Reassurance is a nice-to-have but it certainly can't be a requirement, especially when striving to do original work.
Originality doesn't come with a sherpa nor a well-traveled path up the mountain. That's not part of the deal. You are the sherpa. And, it's your responsibility to get your ass up the mountain and back down again in one piece.
Reassurance is only available when you're doing something that has already been done before. Originality requires something else entirely. Originality requires conviction. Not so much conviction that the original work you are after will succeed––more times than not, it won't––but conviction that you're on the right path because it's your path.

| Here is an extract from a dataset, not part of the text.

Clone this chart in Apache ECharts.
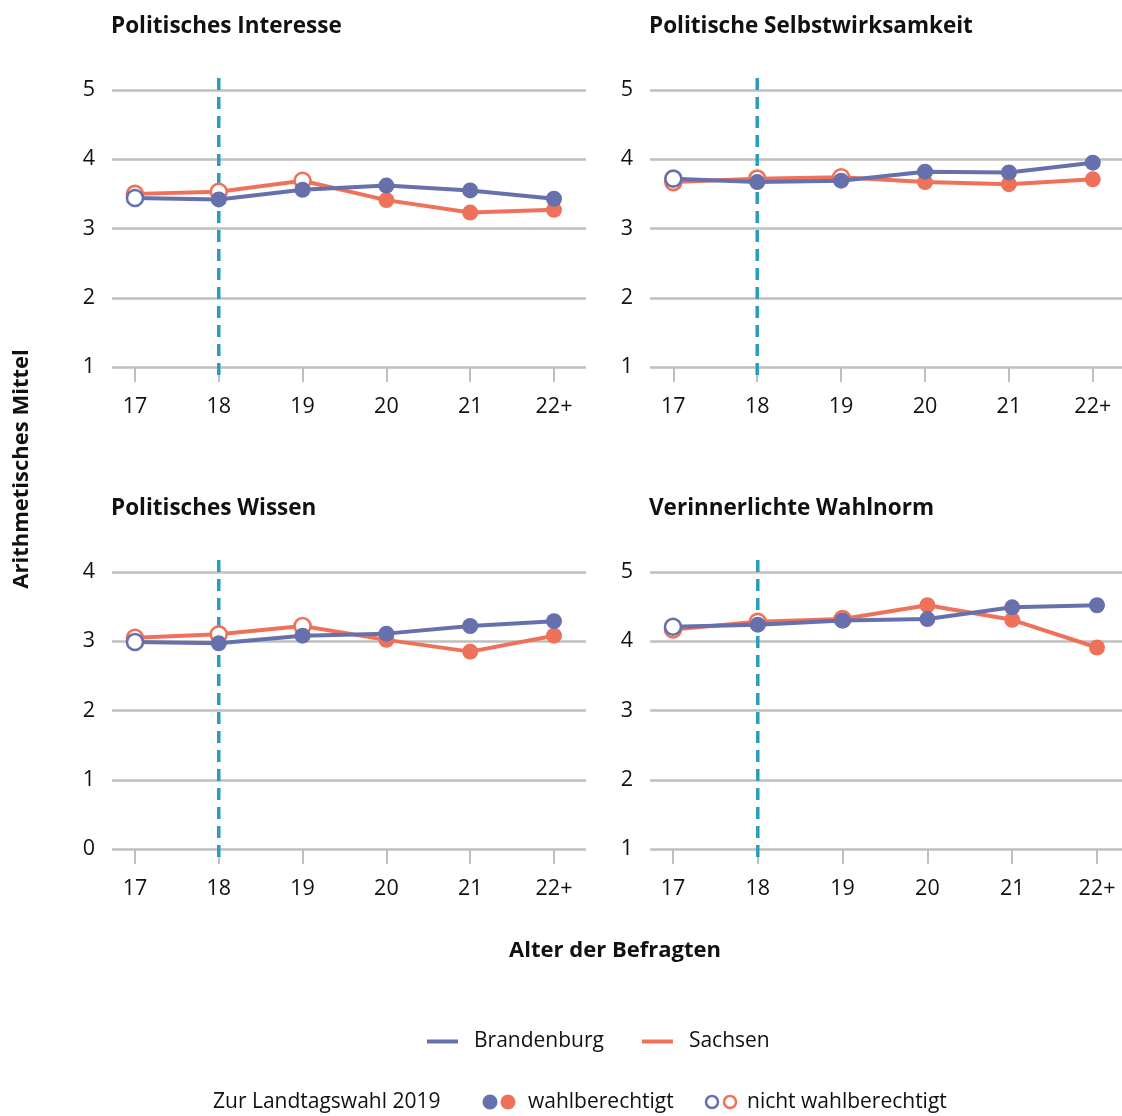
<!DOCTYPE html>
<html>
<head>
<meta charset="utf-8">
<script src="https://cdn.jsdelivr.net/npm/echarts@6/dist/echarts.min.js"></script>
<style>
html,body{margin:0;padding:0;background:#fff;}
#chart{width:1122px;height:1116px;}
</style>
</head>
<body>
<div id="chart"></div>
<script>
// ---- data ----
const AGES = [17, 18, 19, 20, 21, 22];
const AGE_LABELS = ['17', '18', '19', '20', '21', '22+'];
const VOTING_AGE = 18;

const PANEL_TITLES = ['Politisches Interesse', 'Politische Selbstwirksamkeit', 'Politisches Wissen', 'Verinnerlichte Wahlnorm'];

const BB_INTERESSE = [3.44, 3.42, 3.56, 3.62, 3.55, 3.43];
const SN_INTERESSE = [3.50, 3.53, 3.69, 3.41, 3.23, 3.27];
const BB_SELBST = [3.72, 3.67, 3.69, 3.82, 3.81, 3.95];
const SN_SELBST = [3.67, 3.72, 3.74, 3.67, 3.64, 3.71];
const BB_WISSEN = [2.99, 2.97, 3.08, 3.11, 3.22, 3.29];
const SN_WISSEN = [3.05, 3.10, 3.22, 3.02, 2.85, 3.08];
const BB_WAHLNORM = [4.21, 4.24, 4.30, 4.32, 4.49, 4.52];
const SN_WAHLNORM = [4.17, 4.28, 4.32, 4.52, 4.31, 3.91];

// eligible to vote in the 2019 state election
const BB_ELIGIBLE = [false, true, true, true, true, true];
const SN_ELIGIBLE = [false, false, false, true, true, true];

const Y_TICKS_1_5 = [1, 2, 3, 4, 5];
const Y_TICKS_0_4 = [0, 1, 2, 3, 4];

// ---- style ----
const BLUE = '#6570ad';
const ORANGE = '#f0715a';
const TEAL = '#2a9dbf';
const GRID_GRAY = '#bfbfbf';
const TEXT = '#111111';
const FONT = 'Open Sans';

const panels = [
  {title: PANEL_TITLES[0], bb: BB_INTERESSE, sn: SN_INTERESSE, yt: Y_TICKS_1_5,
   left: 112, top: 90, width: 474, xmin: 16.726, xmax: 22.382},
  {title: PANEL_TITLES[1], bb: BB_SELBST, sn: SN_SELBST, yt: Y_TICKS_1_5,
   left: 650, top: 90, width: 472, xmin: 16.722, xmax: 22.348},
  {title: PANEL_TITLES[2], bb: BB_WISSEN, sn: SN_WISSEN, yt: Y_TICKS_0_4,
   left: 112, top: 572, width: 474, xmin: 16.726, xmax: 22.382},
  {title: PANEL_TITLES[3], bb: BB_WAHLNORM, sn: SN_WAHLNORM, yt: Y_TICKS_1_5,
   left: 650, top: 572, width: 472, xmin: 16.729, xmax: 22.295}
];
const PANEL_H = 277;

const grids = [], xAxes = [], yAxes = [], series = [], titles = [];

function pts(values, eligible, color) {
  return values.map((v, i) => ({
    value: [AGES[i], v],
    itemStyle: eligible[i]
      ? {color: color, borderColor: color, borderWidth: 0}
      : {color: '#ffffff', borderColor: color, borderWidth: 2.6}
  }));
}

panels.forEach((p, k) => {
  grids.push({left: p.left, top: p.top, width: p.width, height: PANEL_H, containLabel: false});
  xAxes.push({
    type: 'value', gridIndex: k, min: p.xmin, max: p.xmax,
    axisLine: {show: false},
    splitLine: {show: false},
    axisTick: {show: true, customValues: AGES, length: 15, lineStyle: {color: GRID_GRAY, width: 2}},
    axisLabel: {show: true, customValues: AGES, margin: 29,
      formatter: v => AGE_LABELS[AGES.indexOf(Math.round(v))],
      fontFamily: FONT, fontSize: 21.5, color: TEXT}
  });
  const ymin = p.yt[0], ymax = p.yt[p.yt.length - 1];
  yAxes.push({
    type: 'value', gridIndex: k, min: ymin, max: ymax, interval: 1,
    axisLine: {show: false}, axisTick: {show: false},
    splitLine: {show: true, lineStyle: {color: GRID_GRAY, width: 2.5}},
    axisLabel: {fontFamily: FONT, fontSize: 21.5, color: TEXT, margin: 17}
  });
  const unit = PANEL_H / (ymax - ymin);
  series.push({
    type: 'line', xAxisIndex: k, yAxisIndex: k, silent: true, clip: false,
    symbol: 'none', z: 1,
    data: [[VOTING_AGE, ymax + 12 / unit], [VOTING_AGE, ymin - 15 / unit]],
    lineStyle: {color: TEAL, width: 3.5, type: [12, 7]}
  });
  series.push({
    name: 'Sachsen', type: 'line', xAxisIndex: k, yAxisIndex: k,
    symbol: 'circle', symbolSize: 16, z: 2,
    data: pts(p.sn, SN_ELIGIBLE, ORANGE),
    lineStyle: {color: ORANGE, width: 4},
    itemStyle: {color: ORANGE}
  });
  series.push({
    name: 'Brandenburg', type: 'line', xAxisIndex: k, yAxisIndex: k,
    symbol: 'circle', symbolSize: 16, z: 3,
    data: pts(p.bb, BB_ELIGIBLE, BLUE),
    lineStyle: {color: BLUE, width: 4},
    itemStyle: {color: BLUE}
  });
  titles.push({
    text: p.title, left: p.left - 1, top: p.top - 75, padding: 0,
    textStyle: {fontFamily: FONT, fontWeight: 'bold', fontSize: 22.5, color: TEXT}
  });
});

const chart = echarts.init(document.getElementById('chart'), null, {renderer: 'canvas'});
chart.setOption({
  backgroundColor: '#ffffff',
  animation: false,
  title: titles,
  grid: grids,
  xAxis: xAxes,
  yAxis: yAxes,
  series: series,
  legend: {
    data: ['Brandenburg', 'Sachsen'],
    top: 1026, left: 422, padding: 5,
    icon: 'rect', itemWidth: 31, itemHeight: 4, itemGap: 38,
    textStyle: {fontFamily: FONT, fontSize: 21, color: TEXT, padding: [0, 0, 0, 11]}
  },
  graphic: [
    {type: 'text', x: 22, y: 469, rotation: Math.PI / 2,
     style: {text: 'Arithmetisches Mittel', fontFamily: FONT, fontWeight: 'bold', fontSize: 22, fill: TEXT,
             align: 'center', verticalAlign: 'middle'}},
    {type: 'text', x: 615, y: 951,
     style: {text: 'Alter der Befragten', fontFamily: FONT, fontWeight: 'bold', fontSize: 22, fill: TEXT,
             align: 'center', verticalAlign: 'middle'}},
    {type: 'text', x: 213, y: 1102,
     style: {text: 'Zur Landtagswahl 2019', fontFamily: FONT, fontSize: 21, fill: TEXT, verticalAlign: 'middle'}},
    {type: 'circle', shape: {cx: 490, cy: 1102, r: 7.5}, style: {fill: BLUE}},
    {type: 'circle', shape: {cx: 508, cy: 1102, r: 7.5}, style: {fill: ORANGE}},
    {type: 'text', x: 528, y: 1102,
     style: {text: 'wahlberechtigt', fontFamily: FONT, fontSize: 21, fill: TEXT, verticalAlign: 'middle'}},
    {type: 'circle', shape: {cx: 712, cy: 1102, r: 6}, style: {fill: '#fff', stroke: BLUE, lineWidth: 2.5}},
    {type: 'circle', shape: {cx: 730, cy: 1102, r: 6}, style: {fill: '#fff', stroke: ORANGE, lineWidth: 2.5}},
    {type: 'text', x: 747, y: 1102,
     style: {text: 'nicht wahlberechtigt', fontFamily: FONT, fontSize: 21, fill: TEXT, verticalAlign: 'middle'}}
  ]
});
</script>
</body>
</html>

The Bhagavad Gita sums up this relationship between conviction and originality beautifully, "It is better to follow your own path, however imperfectly, than to follow someone else's perfectly."

Reality is make-believe.
With time, you realize stories are the only truth and reality is make-believe. You realize you can tell yourself any story you want and it will be true.
You can tell yourself the story that you should be further along than you are, that your best years are behind you, that you can't outrun your past, that you don't have what it takes, that you're undeserving, that you're a fuck-up, that you're broken, that no matter how hard you try nothing seems to work.
Or, you can tell yourself the story that you are exactly where you need to be even if it's not immediately clear, that the best is yet to come, that your past is a memory but no longer a reality, that you're more powerful than you think you are, that you deserve good things to happen to you, that you're learning from your mistakes, that you're imperfect but far from broken, that you're finding joy in the process and letting go of the outcome.
If either story will be true, which story do you choose?